[Plotting code records]
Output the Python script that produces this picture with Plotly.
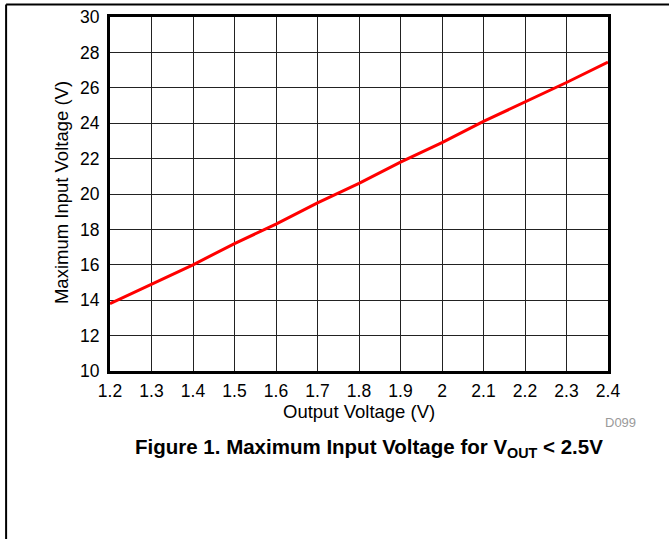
import plotly.graph_objects as go

# Data
output_voltage = [1.2, 1.3, 1.4, 1.5, 1.6, 1.7, 1.8, 1.9, 2.0, 2.1, 2.2, 2.3, 2.4]
max_input_voltage = [13.8, 14.9, 16.0, 17.2, 18.3, 19.5, 20.6, 21.8, 22.9, 24.1, 25.2, 26.3, 27.45]

x_ticks = [1.2, 1.3, 1.4, 1.5, 1.6, 1.7, 1.8, 1.9, 2.0, 2.1, 2.2, 2.3, 2.4]
x_tick_labels = ["1.2", "1.3", "1.4", "1.5", "1.6", "1.7", "1.8", "1.9", "2", "2.1", "2.2", "2.3", "2.4"]
y_ticks = [10, 12, 14, 16, 18, 20, 22, 24, 26, 28, 30]

W, H = 669, 539
L, R, T, B = 110, 60.5, 16.5, 167.5
pw, ph = W - L - R, H - T - B

def px_x(p):
    return (p - L) / pw

def px_y(p):
    return (H - B - p) / ph

FONT = "Liberation Sans, Arial, sans-serif"

fig = go.Figure()
fig.add_trace(go.Scatter(
    x=output_voltage, y=max_input_voltage, mode="lines",
    line=dict(color="#ff0000", width=3), showlegend=False, hoverinfo="skip"))

axis_common = dict(
    showline=True, linecolor="black", linewidth=3, mirror=True,
    showgrid=True, gridcolor="#222222", gridwidth=1, automargin=False,
    zeroline=False, ticks="", tickfont=dict(family=FONT, size=17.5, color="black"),
)

fig.update_xaxes(range=[1.2, 2.4], tickvals=x_ticks, ticktext=x_tick_labels,
                 ticklabelstandoff=2, **axis_common)
fig.update_yaxes(range=[10, 30], tickvals=y_ticks, ticklabelstandoff=4, **axis_common)

fig.update_layout(
    width=W, height=H, autosize=False,
    margin=dict(l=L, r=R, t=T, b=B, pad=0),
    paper_bgcolor="white", plot_bgcolor="white",
    font=dict(family=FONT, color="black"),
)

annotations = [
    dict(text="Output Voltage (V)", x=0.5, y=px_y(412), xref="paper", yref="paper",
         showarrow=False, font=dict(size=18.5, family=FONT, color="black"),
         xanchor="center", yanchor="middle"),
    dict(text="Maximum Input Voltage (V)", x=px_x(61), y=px_y(193), xref="paper", yref="paper",
         showarrow=False, textangle=-90, font=dict(size=18.5, family=FONT, color="black"),
         xanchor="center", yanchor="middle"),
    dict(text="D099", x=px_x(621.5), y=px_y(423.5), xref="paper", yref="paper",
         showarrow=False, font=dict(size=13, family=FONT, color="#9a9a9a"),
         xanchor="center", yanchor="middle"),
    dict(text="<b>Figure 1. Maximum Input Voltage for V<sub>OUT</sub> &lt; 2.5V</b>",
         x=px_x(369.5), y=px_y(449), xref="paper", yref="paper",
         showarrow=False, font=dict(size=20.5, family=FONT, color="black"),
         xanchor="center", yanchor="middle"),
]
fig.update_layout(annotations=annotations)

fig.add_shape(type="line", xref="paper", yref="paper",
              x0=px_x(6), x1=px_x(6), y0=px_y(545), y1=px_y(4),
              line=dict(color="black", width=2))
fig.add_shape(type="line", xref="paper", yref="paper",
              x0=px_x(6), x1=px_x(675), y0=px_y(4), y1=px_y(4),
              line=dict(color="black", width=2))

fig.write_html("out.html", config={"displayModeBar": False},
               post_script="document.body.style.margin='0';document.body.style.overflow='hidden';")
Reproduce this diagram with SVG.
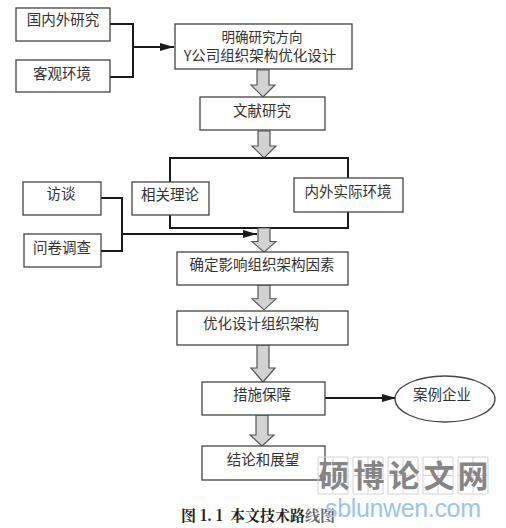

* **Directions**:
Repeat, exactly and in full, each line from the start of the data to the line that contains "25.2, 26.3, 27.45]". Pictures do not go in.

* **Correct answer**:
Output the Python script that produces this picture with Plotly.
import plotly.graph_objects as go

# Data
output_voltage = [1.2, 1.3, 1.4, 1.5, 1.6, 1.7, 1.8, 1.9, 2.0, 2.1, 2.2, 2.3, 2.4]
max_input_voltage = [13.8, 14.9, 16.0, 17.2, 18.3, 19.5, 20.6, 21.8, 22.9, 24.1, 25.2, 26.3, 27.45]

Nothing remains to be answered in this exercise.